Dalla fase esplorativa si passa ora a quella della fattibilità. Nel 2009 la società ottiene dal ministero per lo Sviluppo Economico un permesso di ricerca esclusivo per la prospezione nell’area Marsili, sempre che arrivi il via libera delle indagini ambientali sulle quali peraltro non sembrano esserci problemi. Entro il 2013 la Eurobuilding conta di iniziare la trivellazione del pozzo pilota a circa 800 metri di profondità per toccare l’interno del vulcano fino a 2 chilometri. «Si riadattano le tecnologie estrattive petrolifere alla geotermia con la sicurezza che anche in caso di eventuali fuoriuscite, si tratterebbe di acqua marina senza conseguenze per l’ecosistema», spiega Diego Paltrinieri, geologo prestato a questa avventura industriale e direttore del progetto.

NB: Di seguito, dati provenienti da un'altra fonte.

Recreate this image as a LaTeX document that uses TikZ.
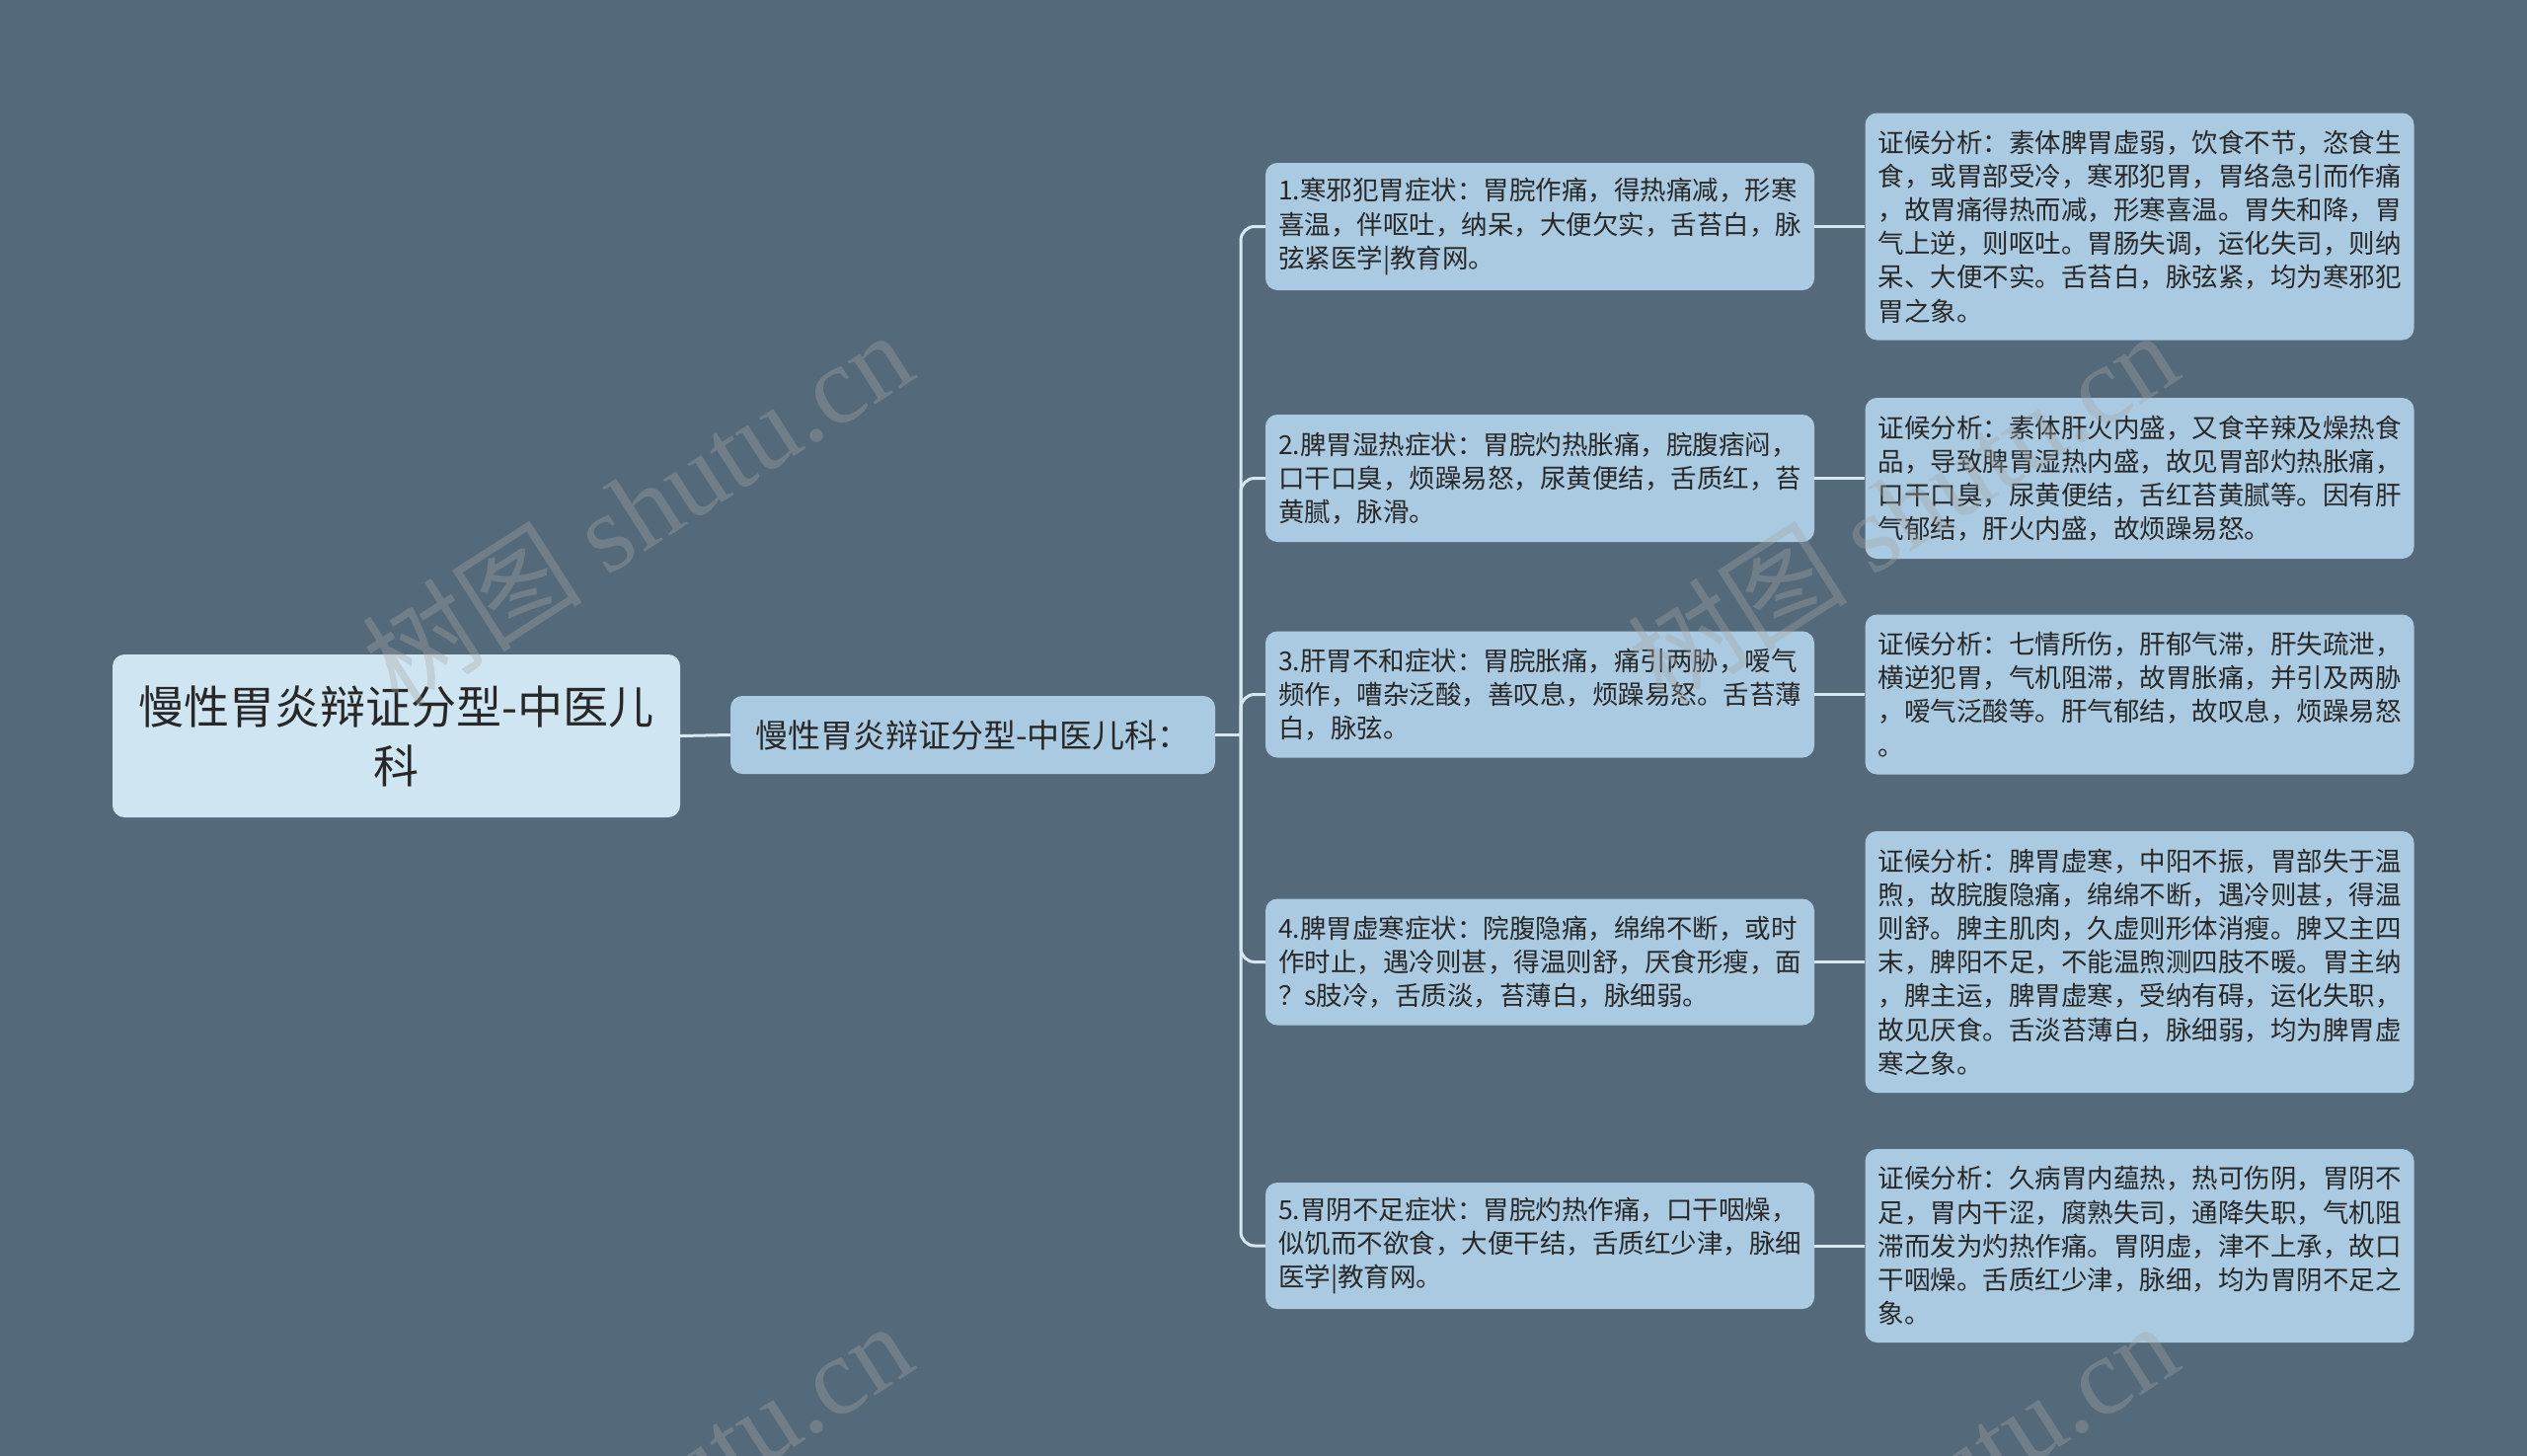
\documentclass[tikz,border=0pt]{standalone}
\usepackage{fontspec}
\setmainfont{Noto Sans CJK SC}
\newfontfamily\wmfont{Liberation Serif}
\definecolor{bgc}{RGB}{84,106,122}
\definecolor{rootfill}{RGB}{208,229,242}
\definecolor{boxfill}{RGB}{170,202,225}
\definecolor{linec}{RGB}{214,231,242}
\definecolor{textc}{RGB}{40,40,40}
\tikzset{
  box/.style={fill=boxfill, rounded corners=12pt, align=left, text=textc,
    font=\fontsize{26.5}{34.2}\selectfont, inner xsep=13pt, inner ysep=12pt,
    text width=530pt, anchor=center},
  conn/.style={draw=linec, line width=3pt},
  wm/.style={text=gray!70!white, text opacity=0.35, anchor=center,
    font=\fontsize{112}{112}\selectfont},
}
\begin{document}
\begin{tikzpicture}[x=1pt,y=-1pt]
\fill[bgc] (0,0) rectangle (2560,1475);
\useasboundingbox (0,0) rectangle (2560,1475);

% root and middle nodes
\node[fill=rootfill, rounded corners=12pt, align=center, text=textc,
  font=\fontsize{46}{60}\selectfont, text width=545pt, inner xsep=15pt,
  minimum height=165pt, anchor=center] (root) at (401.5,745.5)
  {慢性胃炎辩证分型-中医儿\\科};
\node[fill=boxfill, rounded corners=12pt, align=center, text=textc,
  font=\fontsize{33}{40}\selectfont, text width=461pt, inner xsep=15pt,
  minimum height=79pt, anchor=center] (mid) at (985.5,744.5)
  {慢性胃炎辩证分型-中医儿科：};

% level 3
\node[box, minimum height=129pt] (a1) at (1560,229.5)
  {1.寒邪犯胃症状：胃脘作痛，得热痛减，形寒\\喜温，伴呕吐，纳呆，大便欠实，舌苔白，脉\\弦紧医学|教育网。};
\node[box, minimum height=129pt] (a2) at (1560,484.5)
  {2.脾胃湿热症状：胃脘灼热胀痛，脘腹痞闷，\\口干口臭，烦躁易怒，尿黄便结，舌质红，苔\\黄腻，脉滑。};
\node[box, minimum height=128pt] (a3) at (1560,703.5)
  {3.肝胃不和症状：胃脘胀痛，痛引两胁，嗳气\\频作，嘈杂泛酸，善叹息，烦躁易怒。舌苔薄\\白，脉弦。};
\node[box, minimum height=128pt] (a4) at (1560,974.5)
  {4.脾胃虚寒症状：院腹隐痛，绵绵不断，或时\\作时止，遇冷则甚，得温则舒，厌食形瘦，面\\？s肢冷，舌质淡，苔薄白，脉细弱。};
\node[box, minimum height=128pt] (a5) at (1560,1262)
  {5.胃阴不足症状：胃脘灼热作痛，口干咽燥，\\似饥而不欲食，大便干结，舌质红少津，脉细\\医学|教育网。};

% level 4
\node[box, minimum height=230pt] (b1) at (2167.5,229.5)
  {证候分析：素体脾胃虚弱，饮食不节，恣食生\\食，或胃部受冷，寒邪犯胃，胃络急引而作痛\\，故胃痛得热而减，形寒喜温。胃失和降，胃\\气上逆，则呕吐。胃肠失调，运化失司，则纳\\呆、大便不实。舌苔白，脉弦紧，均为寒邪犯\\胃之象。};
\node[box, minimum height=163pt] (b2) at (2167.5,484.5)
  {证候分析：素体肝火内盛，又食辛辣及燥热食\\品，导致脾胃湿热内盛，故见胃部灼热胀痛，\\口干口臭，尿黄便结，舌红苔黄腻等。因有肝\\气郁结，肝火内盛，故烦躁易怒。};
\node[box, minimum height=162pt] (b3) at (2167.5,703.5)
  {证候分析：七情所伤，肝郁气滞，肝失疏泄，\\横逆犯胃，气机阻滞，故胃胀痛，并引及两胁\\，嗳气泛酸等。肝气郁结，故叹息，烦躁易怒\\。};
\node[box, minimum height=265pt] (b4) at (2167.5,974.5)
  {证候分析：脾胃虚寒，中阳不振，胃部失于温\\煦，故脘腹隐痛，绵绵不断，遇冷则甚，得温\\则舒。脾主肌肉，久虚则形体消瘦。脾又主四\\末，脾阳不足，不能温煦测四肢不暖。胃主纳\\，脾主运，脾胃虚寒，受纳有碍，运化失职，\\故见厌食。舌淡苔薄白，脉细弱，均为脾胃虚\\寒之象。};
\node[box, minimum height=196pt] (b5) at (2167.5,1262)
  {证候分析：久病胃内蕴热，热可伤阴，胃阴不\\足，胃内干涩，腐熟失司，通降失职，气机阻\\滞而发为灼热作痛。胃阴虚，津不上承，故口\\干咽燥。舌质红少津，脉细，均为胃阴不足之\\象。};

% connectors
\coordinate (bus) at (1257,744.5);
\draw[conn] (root.east) -- (mid.west);
\draw[conn] (mid.east) -- (bus);
\foreach \i in {1,...,5}{
  \draw[conn, rounded corners=14pt] (bus) |- (a\i.west);
  \draw[conn] (a\i.east) -- (b\i.west);
}

% watermarks
\begin{scope}
\clip (0,0) rectangle (2560,1475);
\node[wm, rotate=32.6] (w1) at (645,514) {树图 {\wmfont shutu.cn}};
\node[wm, rotate=32.6] (w2) at (1927,514) {树图 {\wmfont shutu.cn}};
\node[wm, rotate=32.6] (w3) at (645,1518) {树图 {\wmfont shutu.cn}};
\node[wm, rotate=32.6] (w4) at (1927,1518) {树图 {\wmfont shutu.cn}};
\end{scope}
\end{tikzpicture}
\end{document}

Una volta captata, l’acqua a 300° che ha subito durante la risalita all’interno del vulcano il passaggio di fase (la trasformazione da liquido a vapore) è convogliata nella tubatura, quindi spinge le turbine che alimentano generatori di 200 Megawatt di potenza, il tutto collocato su una piattaforma galleggiante. Nel progetto le unità produttive diventano 4 per una produzione di 4,4 TWh, sette volte l’output fotovoltaico italiano. Il costo, comprensivo di installazione, generazione e trasporto dell’elettricità con elettrodotto sottomarino ad alta tensione, dovrebbe aggirarsi sui 2 miliardi di euro, ai quali si aggiungono i costi esplorativi di perforazione di 26 milioni di euro. Un costo al chilowattora comunque competitivo tra le fonti rinnovabili: a metà strada tra quello eolico e quello da biomasse, e dimezzato rispetto al fotovoltaico con il vantaggio che la geotermia non sconta l’intermittenza tipica del solare, come prova il fatto che si è guadagnato l’interesse di scienziati come Carlo Rubbia e perfino degli ambientalisti. Anche l’attenzione di investitori esteri è puntata sulla scommessa del Marsili avamposto di un potenziale sfruttamento estensivo della fascia vulcanica sommersa al largo delle coste siciliane, calabresi e campane che spingerebbe la geotermia al 57% del mix elettrico nazionale: diventerebbe la prima fonte rinnovabile dopo l’idroelettrico.